══ DATA ══

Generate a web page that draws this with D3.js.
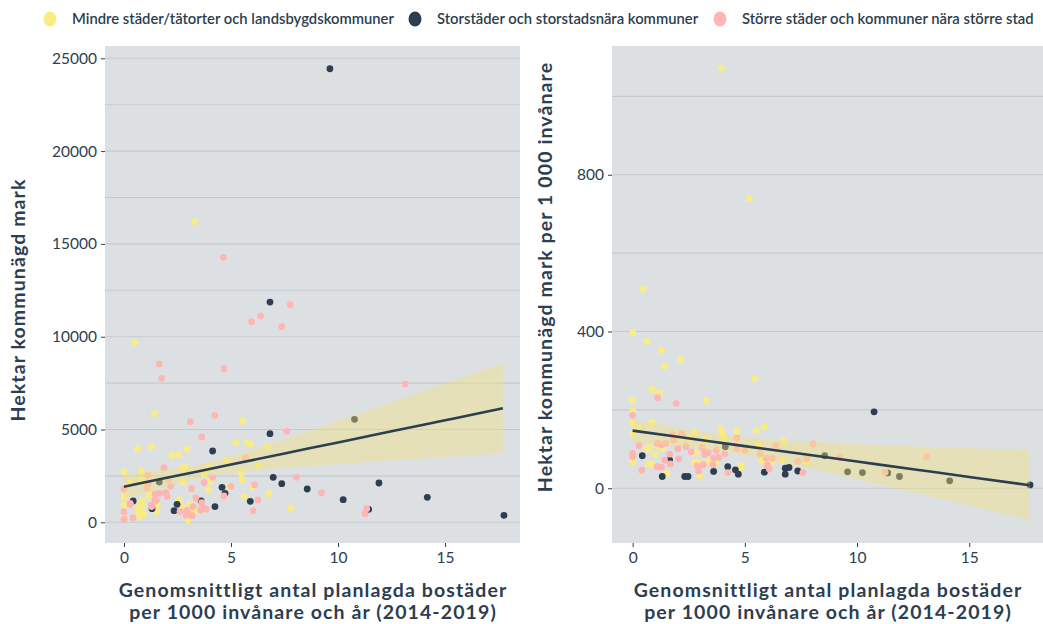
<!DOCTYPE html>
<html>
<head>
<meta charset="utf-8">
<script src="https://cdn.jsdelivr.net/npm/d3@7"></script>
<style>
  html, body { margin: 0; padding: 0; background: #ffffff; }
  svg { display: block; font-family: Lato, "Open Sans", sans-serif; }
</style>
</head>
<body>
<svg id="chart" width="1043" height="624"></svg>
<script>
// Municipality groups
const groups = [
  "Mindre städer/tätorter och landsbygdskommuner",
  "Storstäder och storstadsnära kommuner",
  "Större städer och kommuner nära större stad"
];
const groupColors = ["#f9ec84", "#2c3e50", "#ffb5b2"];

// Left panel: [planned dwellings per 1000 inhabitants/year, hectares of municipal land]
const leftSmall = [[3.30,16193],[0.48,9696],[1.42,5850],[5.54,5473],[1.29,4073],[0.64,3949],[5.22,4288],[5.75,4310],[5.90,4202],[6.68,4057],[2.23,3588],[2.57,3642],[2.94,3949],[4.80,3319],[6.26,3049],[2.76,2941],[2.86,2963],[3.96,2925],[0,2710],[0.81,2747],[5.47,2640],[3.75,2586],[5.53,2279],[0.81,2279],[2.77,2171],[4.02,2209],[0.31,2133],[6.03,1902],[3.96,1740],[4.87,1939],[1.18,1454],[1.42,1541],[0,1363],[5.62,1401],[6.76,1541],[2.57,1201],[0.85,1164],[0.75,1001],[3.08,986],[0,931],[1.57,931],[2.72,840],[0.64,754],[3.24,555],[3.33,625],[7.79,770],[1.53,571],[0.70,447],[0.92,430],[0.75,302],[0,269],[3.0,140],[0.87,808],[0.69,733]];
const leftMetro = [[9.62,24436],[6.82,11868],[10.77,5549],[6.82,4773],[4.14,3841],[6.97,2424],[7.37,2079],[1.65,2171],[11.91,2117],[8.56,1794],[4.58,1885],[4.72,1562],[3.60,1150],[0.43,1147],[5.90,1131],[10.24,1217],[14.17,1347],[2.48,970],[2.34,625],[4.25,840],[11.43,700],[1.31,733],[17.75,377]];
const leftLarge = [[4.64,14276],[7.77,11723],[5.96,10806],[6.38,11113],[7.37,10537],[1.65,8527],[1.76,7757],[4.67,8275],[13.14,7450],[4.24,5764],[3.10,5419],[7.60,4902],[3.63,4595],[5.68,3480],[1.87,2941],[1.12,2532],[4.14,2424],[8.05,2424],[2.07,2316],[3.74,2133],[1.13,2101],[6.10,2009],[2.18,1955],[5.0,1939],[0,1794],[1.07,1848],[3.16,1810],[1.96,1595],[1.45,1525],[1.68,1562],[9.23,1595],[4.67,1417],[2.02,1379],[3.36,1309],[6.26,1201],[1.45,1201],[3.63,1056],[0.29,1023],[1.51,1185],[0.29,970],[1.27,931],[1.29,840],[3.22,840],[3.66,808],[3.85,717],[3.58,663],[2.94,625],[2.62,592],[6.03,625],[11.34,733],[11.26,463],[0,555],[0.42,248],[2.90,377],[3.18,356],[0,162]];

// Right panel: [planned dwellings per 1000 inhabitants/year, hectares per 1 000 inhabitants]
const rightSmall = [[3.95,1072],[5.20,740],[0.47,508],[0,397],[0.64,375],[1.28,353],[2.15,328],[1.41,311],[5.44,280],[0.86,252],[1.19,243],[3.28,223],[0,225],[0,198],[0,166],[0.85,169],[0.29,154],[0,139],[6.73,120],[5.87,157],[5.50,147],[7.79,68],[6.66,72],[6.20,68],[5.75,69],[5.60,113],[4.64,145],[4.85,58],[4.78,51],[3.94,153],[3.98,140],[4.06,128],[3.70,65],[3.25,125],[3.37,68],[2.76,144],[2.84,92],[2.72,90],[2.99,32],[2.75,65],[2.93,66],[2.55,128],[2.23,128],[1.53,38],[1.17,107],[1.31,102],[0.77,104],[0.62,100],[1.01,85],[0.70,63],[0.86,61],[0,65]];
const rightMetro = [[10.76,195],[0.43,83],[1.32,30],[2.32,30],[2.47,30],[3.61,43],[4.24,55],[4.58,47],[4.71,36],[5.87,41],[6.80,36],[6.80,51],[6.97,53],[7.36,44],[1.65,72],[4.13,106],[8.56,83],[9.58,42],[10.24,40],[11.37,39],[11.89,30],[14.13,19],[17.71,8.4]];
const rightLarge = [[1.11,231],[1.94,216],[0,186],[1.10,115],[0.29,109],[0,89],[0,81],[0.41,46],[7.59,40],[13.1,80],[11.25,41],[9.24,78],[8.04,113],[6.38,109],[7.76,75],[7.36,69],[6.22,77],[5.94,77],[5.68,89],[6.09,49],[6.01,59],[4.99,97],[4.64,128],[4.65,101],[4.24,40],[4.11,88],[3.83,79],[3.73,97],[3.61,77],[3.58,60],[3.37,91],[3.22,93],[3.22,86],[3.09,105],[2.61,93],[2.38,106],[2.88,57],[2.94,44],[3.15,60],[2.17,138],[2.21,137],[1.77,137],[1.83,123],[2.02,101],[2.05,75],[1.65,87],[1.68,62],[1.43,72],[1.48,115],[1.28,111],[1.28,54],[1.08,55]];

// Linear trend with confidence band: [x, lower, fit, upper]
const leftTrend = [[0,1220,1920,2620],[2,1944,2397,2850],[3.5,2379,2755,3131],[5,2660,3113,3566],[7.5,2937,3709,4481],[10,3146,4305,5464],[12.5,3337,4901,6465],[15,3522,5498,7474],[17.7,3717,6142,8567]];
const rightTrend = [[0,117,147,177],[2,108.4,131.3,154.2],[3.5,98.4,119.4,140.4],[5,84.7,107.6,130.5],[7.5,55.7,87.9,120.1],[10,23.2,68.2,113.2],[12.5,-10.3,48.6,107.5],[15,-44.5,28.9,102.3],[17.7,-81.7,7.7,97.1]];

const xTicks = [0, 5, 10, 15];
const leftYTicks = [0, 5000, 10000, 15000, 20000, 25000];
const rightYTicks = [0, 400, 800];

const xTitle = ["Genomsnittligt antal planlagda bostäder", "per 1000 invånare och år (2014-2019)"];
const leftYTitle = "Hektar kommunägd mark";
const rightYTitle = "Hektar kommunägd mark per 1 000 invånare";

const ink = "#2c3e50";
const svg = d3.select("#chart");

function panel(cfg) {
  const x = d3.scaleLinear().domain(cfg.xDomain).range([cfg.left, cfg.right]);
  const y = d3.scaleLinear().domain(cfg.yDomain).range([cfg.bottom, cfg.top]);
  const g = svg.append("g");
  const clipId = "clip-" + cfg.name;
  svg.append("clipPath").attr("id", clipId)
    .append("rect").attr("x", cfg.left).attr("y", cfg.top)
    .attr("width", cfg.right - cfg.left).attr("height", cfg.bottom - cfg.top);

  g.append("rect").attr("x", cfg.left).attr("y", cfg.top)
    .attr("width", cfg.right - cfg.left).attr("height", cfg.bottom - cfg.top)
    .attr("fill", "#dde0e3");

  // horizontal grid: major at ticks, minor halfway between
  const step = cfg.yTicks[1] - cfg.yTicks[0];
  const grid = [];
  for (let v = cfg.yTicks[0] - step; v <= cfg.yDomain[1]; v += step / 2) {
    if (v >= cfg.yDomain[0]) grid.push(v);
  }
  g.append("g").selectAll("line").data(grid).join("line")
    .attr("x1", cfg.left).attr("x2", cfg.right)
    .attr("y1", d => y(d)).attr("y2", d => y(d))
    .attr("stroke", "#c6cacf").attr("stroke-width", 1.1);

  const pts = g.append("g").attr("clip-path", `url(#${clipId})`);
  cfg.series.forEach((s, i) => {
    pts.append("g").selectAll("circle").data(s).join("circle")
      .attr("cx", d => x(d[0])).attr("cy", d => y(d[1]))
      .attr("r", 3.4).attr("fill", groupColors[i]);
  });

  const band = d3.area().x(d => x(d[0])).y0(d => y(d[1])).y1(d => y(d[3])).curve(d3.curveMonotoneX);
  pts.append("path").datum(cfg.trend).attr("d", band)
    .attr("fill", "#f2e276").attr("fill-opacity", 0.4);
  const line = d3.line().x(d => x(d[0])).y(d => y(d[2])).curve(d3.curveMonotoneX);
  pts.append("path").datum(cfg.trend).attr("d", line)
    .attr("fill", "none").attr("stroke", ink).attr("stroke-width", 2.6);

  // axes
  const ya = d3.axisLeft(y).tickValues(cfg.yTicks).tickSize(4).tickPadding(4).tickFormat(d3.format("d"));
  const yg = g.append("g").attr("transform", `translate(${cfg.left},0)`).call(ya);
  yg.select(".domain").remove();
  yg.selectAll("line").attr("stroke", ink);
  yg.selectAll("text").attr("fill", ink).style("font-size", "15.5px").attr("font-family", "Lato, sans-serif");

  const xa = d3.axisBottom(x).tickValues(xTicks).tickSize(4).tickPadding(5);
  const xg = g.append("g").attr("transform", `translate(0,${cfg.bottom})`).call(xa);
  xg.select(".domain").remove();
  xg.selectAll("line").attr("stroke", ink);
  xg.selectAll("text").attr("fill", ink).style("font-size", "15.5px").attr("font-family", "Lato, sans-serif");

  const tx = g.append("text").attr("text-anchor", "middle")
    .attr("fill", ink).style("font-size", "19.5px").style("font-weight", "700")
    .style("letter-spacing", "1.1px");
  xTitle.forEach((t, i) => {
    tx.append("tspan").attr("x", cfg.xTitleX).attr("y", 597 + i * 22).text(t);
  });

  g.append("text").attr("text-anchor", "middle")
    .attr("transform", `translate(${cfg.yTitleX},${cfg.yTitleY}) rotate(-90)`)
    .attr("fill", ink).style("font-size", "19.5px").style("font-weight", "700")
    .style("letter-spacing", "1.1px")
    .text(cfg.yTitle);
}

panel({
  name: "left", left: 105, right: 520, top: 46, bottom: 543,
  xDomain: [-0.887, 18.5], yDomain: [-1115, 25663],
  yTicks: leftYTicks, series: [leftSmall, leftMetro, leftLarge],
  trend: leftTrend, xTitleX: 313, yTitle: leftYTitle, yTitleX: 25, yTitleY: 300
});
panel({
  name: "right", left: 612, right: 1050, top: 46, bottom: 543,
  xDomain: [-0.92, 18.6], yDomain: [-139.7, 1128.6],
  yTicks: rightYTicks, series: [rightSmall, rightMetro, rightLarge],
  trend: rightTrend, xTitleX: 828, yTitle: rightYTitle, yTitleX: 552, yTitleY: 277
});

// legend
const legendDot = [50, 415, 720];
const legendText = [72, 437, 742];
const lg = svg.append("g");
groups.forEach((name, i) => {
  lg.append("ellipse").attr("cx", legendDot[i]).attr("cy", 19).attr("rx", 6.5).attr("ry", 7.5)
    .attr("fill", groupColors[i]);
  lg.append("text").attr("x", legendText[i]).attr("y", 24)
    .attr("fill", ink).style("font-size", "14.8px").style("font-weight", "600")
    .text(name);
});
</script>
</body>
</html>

═══

WHAT THE TASK REQUIRES → Provide solely the number of lines in the data that include the word "with".

TASK ANSWER → 2